# Let $\phi:\Bbb Z_n\rightarrow G$ s.t. $\phi(i)=h^i$ for $0\le i\le n$. Give necessary and sufficient condition for $\phi$ to be homomorphism.

Let $$G$$ be a group, $$h$$ and element of $$G$$, and $$n$$ a positive integer. Let $$\phi : \mathbb{Z}_n\rightarrow G$$ be defined by $$\phi(i)=h^i$$ for $$0\leq i\leq n$$. Give a necessary and sufficient condition (in terms of $$h$$ and $$n$$) for $$\phi$$ to be a homomorphism. Prove your assertion.

I always have problems with necessary and sufficient arguments, because I do not know how to prove. I know it implies an if and only if, but I'm not sure exactly over which is used. Now, if I look at the answer, it says:

The map is a homomorphism if and only if $$h^n=e$$, the identity in $$G$$.

But how do you know that I have to prove $$h^n=e$$?

I would have thought that I have to prove $$\phi(n+m)=\phi(n)\phi(m)$$, so it's quite confusing to think that we have to prove $$h^n=e$$.

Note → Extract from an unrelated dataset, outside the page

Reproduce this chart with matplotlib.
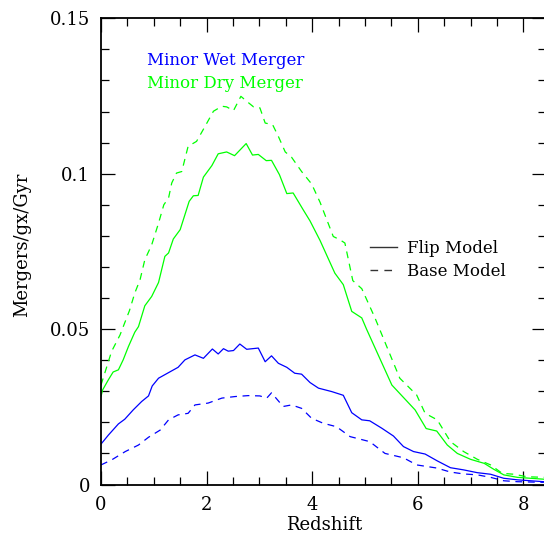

• Could it be that the question is asking about $\phi:\Bbb Z_n \to G$? Commented Dec 21, 2017 at 18:27
• Missing an $n$ in $\mathbb{Z}$. Commented Dec 21, 2017 at 18:30
• Obvious for you. Commented Dec 21, 2017 at 18:40
• So maybe start by proving that $\tilde{\phi}: \mathbb{Z}\rightarrow G$, $i \mapsto h^i$ is always a homomorphism. Commented Dec 21, 2017 at 19:27
• After that, think about a condition on $\tilde{\phi}$ that would allow you to replace $\mathbb{Z}$ with $\mathbb{Z}/n\mathbb{Z}$ (hint: first isomorphism theorem). Commented Dec 21, 2017 at 19:31

1) Prove $$\tilde{\phi}: \Bbb Z\to G, i\mapsto h^i$$ is always a homomorphism.
2) Think of the condition on $$\tilde{\phi}$$ that would allow $$\Bbb Z$$ to be replaced by $$\Bbb Z/n\Bbb Z$$.